EXERCISE >>
Quote all of the data that follows exactly as written, skipping the images.

-----

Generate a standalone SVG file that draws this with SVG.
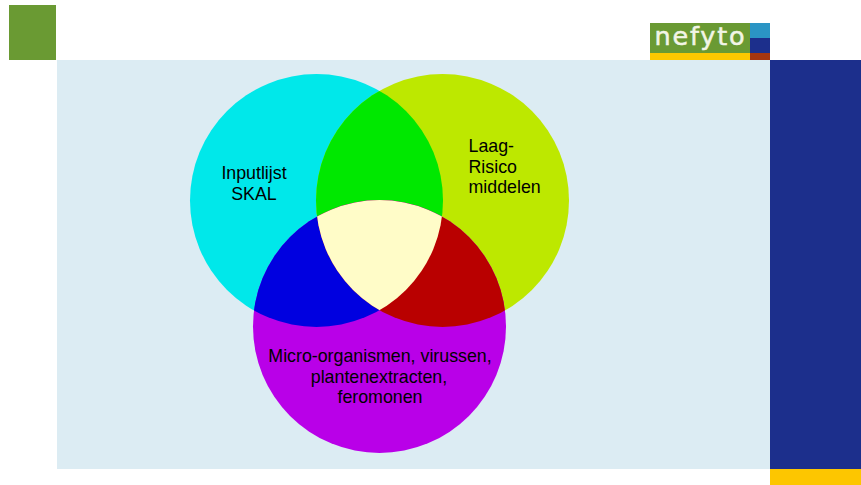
<svg xmlns="http://www.w3.org/2000/svg" width="861" height="485" viewBox="0 0 861 485">
<style>
.l{font-family:"Liberation Sans",Arial,sans-serif;font-size:17.8px;fill:#000;text-anchor:middle}
.s{text-anchor:start}
</style>
<defs>
<clipPath id="cc"><circle cx="316.5" cy="200.5" r="126.5"/></clipPath>
<clipPath id="cl"><circle cx="442.5" cy="200.5" r="126.5"/></clipPath>
</defs>
<rect width="861" height="485" fill="#fff"/>
<g id="background">
<rect x="57" y="60" width="713" height="409" fill="#dcecf3"/>
<rect x="770" y="60" width="91" height="409" fill="#1c2f8c"/>
<rect x="770" y="469" width="91" height="16" fill="#fdc600"/>
<rect x="9" y="5" width="47" height="55" fill="#6a9a33"/>
</g>
<g id="logo">
<rect x="650" y="23" width="110" height="30" fill="#6a9a33"/>
<rect x="650" y="53" width="100" height="7" fill="#fdc800"/>
<rect x="750" y="23" width="20" height="15" fill="#2b95c4"/>
<rect x="750" y="38" width="20" height="15" fill="#1c2f8c"/>
<rect x="750" y="53" width="20" height="7" fill="#a5360f"/>
<text x="654.5" y="45" font-family="'DejaVu Sans',sans-serif" font-size="25.5" letter-spacing="1.8" fill="#f2f5e6" stroke="#f2f5e6" stroke-width="0.5">nefyto</text>
</g>
<g id="venn-circles">
<circle id="circle-cyan" cx="316.5" cy="200.5" r="126.5" fill="#00e8ea"/>
<circle id="circle-lime" cx="442.5" cy="200.5" r="126.5" fill="#bde800"/>
<circle id="circle-purple" cx="379.5" cy="326.5" r="126.5" fill="#b900e8"/>
</g>
<g id="venn-overlaps">
<circle id="overlap-green" cx="442.5" cy="200.5" r="126.5" fill="#00e800" clip-path="url(#cc)"/>
<circle id="overlap-blue" cx="379.5" cy="326.5" r="126.5" fill="#0000e0" clip-path="url(#cc)"/>
<circle id="overlap-red" cx="379.5" cy="326.5" r="126.5" fill="#b90000" clip-path="url(#cl)"/>
<g clip-path="url(#cc)"><circle id="overlap-centre" cx="379.5" cy="326.5" r="126.5" fill="#fffcc8" clip-path="url(#cl)"/></g>
</g>
<g id="label-skal"><text class="l" x="254" y="179">Inputlijst</text><text class="l" x="254" y="200">SKAL</text></g>
<g id="label-laag"><text class="l s" x="468.5" y="152">Laag-</text><text class="l s" x="468.5" y="172.5">Risico</text><text class="l s" x="468.5" y="193">middelen</text></g>
<g id="label-micro"><text class="l" x="380" y="362">Micro-organismen, virussen,</text><text class="l" x="379" y="383">plantenextracten,</text><text class="l" x="380" y="403">feromonen</text></g>
</svg>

-----

FULL SOLUTION >>
Generate a standalone SVG file that draws this with SVG.
<svg xmlns="http://www.w3.org/2000/svg" width="861" height="485" viewBox="0 0 861 485">
<style>
.l{font-family:"Liberation Sans",Arial,sans-serif;font-size:17.8px;fill:#000;text-anchor:middle}
.s{text-anchor:start}
</style>
<defs>
<clipPath id="cc"><circle cx="316.5" cy="200.5" r="126.5"/></clipPath>
<clipPath id="cl"><circle cx="442.5" cy="200.5" r="126.5"/></clipPath>
</defs>
<rect width="861" height="485" fill="#fff"/>
<g id="background">
<rect x="57" y="60" width="713" height="409" fill="#dcecf3"/>
<rect x="770" y="60" width="91" height="409" fill="#1c2f8c"/>
<rect x="770" y="469" width="91" height="16" fill="#fdc600"/>
<rect x="9" y="5" width="47" height="55" fill="#6a9a33"/>
</g>
<g id="logo">
<rect x="650" y="23" width="110" height="30" fill="#6a9a33"/>
<rect x="650" y="53" width="100" height="7" fill="#fdc800"/>
<rect x="750" y="23" width="20" height="15" fill="#2b95c4"/>
<rect x="750" y="38" width="20" height="15" fill="#1c2f8c"/>
<rect x="750" y="53" width="20" height="7" fill="#a5360f"/>
<text x="654.5" y="45" font-family="'DejaVu Sans',sans-serif" font-size="25.5" letter-spacing="1.8" fill="#f2f5e6" stroke="#f2f5e6" stroke-width="0.5">nefyto</text>
</g>
<g id="venn-circles">
<circle id="circle-cyan" cx="316.5" cy="200.5" r="126.5" fill="#00e8ea"/>
<circle id="circle-lime" cx="442.5" cy="200.5" r="126.5" fill="#bde800"/>
<circle id="circle-purple" cx="379.5" cy="326.5" r="126.5" fill="#b900e8"/>
</g>
<g id="venn-overlaps">
<circle id="overlap-green" cx="442.5" cy="200.5" r="126.5" fill="#00e800" clip-path="url(#cc)"/>
<circle id="overlap-blue" cx="379.5" cy="326.5" r="126.5" fill="#0000e0" clip-path="url(#cc)"/>
<circle id="overlap-red" cx="379.5" cy="326.5" r="126.5" fill="#b90000" clip-path="url(#cl)"/>
<g clip-path="url(#cc)"><circle id="overlap-centre" cx="379.5" cy="326.5" r="126.5" fill="#fffcc8" clip-path="url(#cl)"/></g>
</g>
<g id="label-skal"><text class="l" x="254" y="179">Inputlijst</text><text class="l" x="254" y="200">SKAL</text></g>
<g id="label-laag"><text class="l s" x="468.5" y="152">Laag-</text><text class="l s" x="468.5" y="172.5">Risico</text><text class="l s" x="468.5" y="193">middelen</text></g>
<g id="label-micro"><text class="l" x="380" y="362">Micro-organismen, virussen,</text><text class="l" x="379" y="383">plantenextracten,</text><text class="l" x="380" y="403">feromonen</text></g>
</svg>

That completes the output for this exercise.